How do I verify a surveyor is licensed in South Carolina?

Every surveyor in our South Carolina directory is sourced from SCBEPS state licensing records. South Carolina land surveyors are licensed as Professional Land Surveyors (PLS) by the Board of Registration for Professional Engineers and Surveyors under SC Code Title 40, Chapter 22.

What should I ask a surveyor before hiring them?

Ask whether they hold an active South Carolina PLS license, whether they have experience with your specific county and property type (coastal, rural, suburban), what the survey will include, how long it will take, and what the total cost will be. Get the quote in writing.

Do I need a local surveyor or can any South Carolina surveyor work anywhere in the state?

Any active South Carolina PLS can survey anywhere in the state. That said, surveyors familiar with your specific county know the local monument network, Register of Deeds records, and GIS resources, which can reduce research time and cost.
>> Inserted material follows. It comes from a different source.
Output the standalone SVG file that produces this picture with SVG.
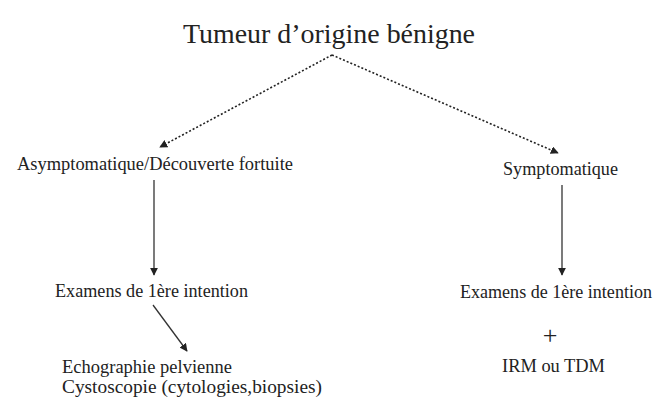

For properties in rural counties or the Low Country, local knowledge is particularly valuable.

How far in advance should I hire a surveyor?

In high-demand areas like Lexington, Greenville, and the Charleston metro, surveyors are often booked two to four weeks out. For complex surveys, ALTA surveys, or work in busy coastal markets, plan for four to eight weeks. The sooner you reach out, the better.